The Wheelbarrow Gardener - September Harvest

Although harvesting may have started earlier in the summer, September is the month for the main harvest. Here, Trevor explains how and when to gather in the fruits of your gardening efforts...

At the end of another hot summer in Poitou-Charentes, our vegetable gardens should be at their peak with everything ripening in the late summer sunshine. This is the time of year when we enjoy the benefits of our work earlier in the year; the time when we take pleasure in gathering the bounty of our main harvest. There should be lots of produce: you'll be digging up your potatoes and your onions will be ready for cropping. Salad crops such as lettuce, radish, rocket, sorrel, chicory, fennel and spinach can still be harvested - don't forget that there's still time to sow more of these quick maturing crops to eat later this year. Peas, French beans and runner beans are coming to the end of their season, but you can still pick them if you have kept sowing them through the summer. September is when the bulk of the harvest takes place and the plot begins to empty as our crops are gathered in.


Temperature and rainfall

August is the second hottest month of the year (after July) with an average temperature of 24.6°C and it drops by just a couple of degrees to 22.0°C in September.
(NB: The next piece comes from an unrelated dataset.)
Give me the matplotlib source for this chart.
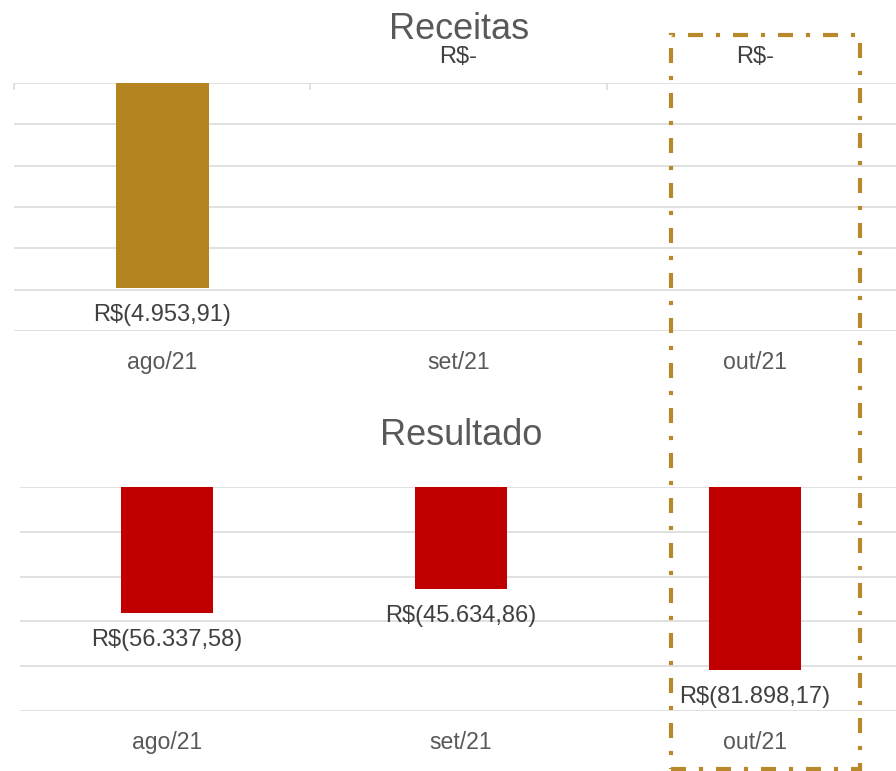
import matplotlib
matplotlib.use("Agg")
import matplotlib.pyplot as plt
from matplotlib.patches import Rectangle

# ---- data ----
categories = ["ago/21", "set/21", "out/21"]
receitas = [-4953.91, 0.0, 0.0]
resultado = [-56337.58, -45634.86, -81898.17]
receitas_labels = ["R$(4.953,91)", "R$-", "R$-"]
resultado_labels = ["R$(56.337,58)", "R$(45.634,86)", "R$(81.898,17)"]
receitas_ticks = [-6000, -5000, -4000, -3000, -2000, -1000, 0]
resultado_ticks = [-100000, -80000, -60000, -40000, -20000, 0]

W, H = 896, 771
plt.rcParams['font.family'] = ['Liberation Sans', 'DejaVu Sans']
fig = plt.figure(figsize=(W / 100, H / 100), dpi=100)

GOLD = "#B38420"
RED = "#C00000"
GRID = "#D9D9D9"
LBL = "#404040"
CAT = "#595959"


def px_axes(x0, x1, y_top, y_bot):
    return fig.add_axes([x0 / W, (H - y_bot) / H, (x1 - x0) / W, (y_bot - y_top) / H])


def style(ax, ticks):
    ax.set_ylim(ticks[0], ticks[-1])
    ax.set_yticks(ticks)
    ax.set_xlim(-0.5, len(categories) - 0.5)
    ax.grid(axis='y', color=GRID, linewidth=1.1)
    ax.set_axisbelow(True)
    for s in ax.spines.values():
        s.set_visible(False)
    ax.tick_params(axis='y', length=0, labelleft=False)
    ax.set_xticks([])


def draw(ax, values, labels, color, title, title_base, title_x):
    x = list(range(len(categories)))
    ax.bar(x, values, width=0.314, color=color, zorder=3)
    for xi, v, lab in zip(x, values, labels):
        if v < 0:
            ax.annotate(lab, (xi, v), xytext=(0, -33), textcoords='offset pixels',
                        ha='center', va='baseline', fontsize=17, color=LBL)
        else:
            ax.annotate(lab, (xi, v), xytext=(0, 20), textcoords='offset pixels',
                        ha='center', va='baseline', fontsize=17, color=LBL)
    for xi, c in zip(x, categories):
        ax.annotate(c, (xi, 0), xycoords=('data', 'axes fraction'),
                    xytext=(0, -38), textcoords='offset pixels',
                    ha='center', va='baseline', fontsize=16.6, color=CAT)
    fig.text(title_x / W, (H - title_base) / H, title, ha='center', va='baseline',
             fontsize=26, color=CAT)


ax1 = px_axes(14, 903, 83, 331)
style(ax1, receitas_ticks)
ax1.xaxis.tick_top()
ax1.set_xticks([-0.5, 0.5, 1.5, 2.5], minor=True)
ax1.tick_params(axis='x', which='minor', direction='in', length=5, width=1.1, color=GRID)
ax1.tick_params(axis='x', which='major', length=0, labeltop=False, labelbottom=False)
draw(ax1, receitas, receitas_labels, GOLD, "Receitas", 39, 459.5)

ax2 = px_axes(20, 902, 487, 711)
style(ax2, resultado_ticks)
draw(ax2, resultado, resultado_labels, RED, "Resultado", 445, 461.5)

# highlight frame around the last month
rect = Rectangle((670.5 / W, (H - 769) / H), 189 / W, 734 / H, transform=fig.transFigure,
                 fill=False, edgecolor="#B8892A", linewidth=3,
                 linestyle=(0, (3.6, 3.1, 1.0, 3.1)), zorder=10, clip_on=False)
rect.set_capstyle('butt')
fig.patches.append(rect)

fig.savefig("out.png", dpi=100)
July, with an average rainfall of 47.1mm, is the driest month, but this is now behind us and rainfall rises gradually to 49.5mm in August, then 51.6mm in September. 

Avoiding water loss

With blue skies and high temperatures, a lot of time may be spent watering. You can reduce water loss by incorporating organic matter such as compost or leaf-mould into the soil and by mulching the surface to preserve moisture. Leaf-mould, grass clippings, sheets of newspaper, straw and well-composted bark chippings all make good mulching material. Another good method of preventing water loss is to hoe regularly. This not only kills weeds, but also breaks up the soil surface, stopping water from being drawn upwards by capillary action and evaporating.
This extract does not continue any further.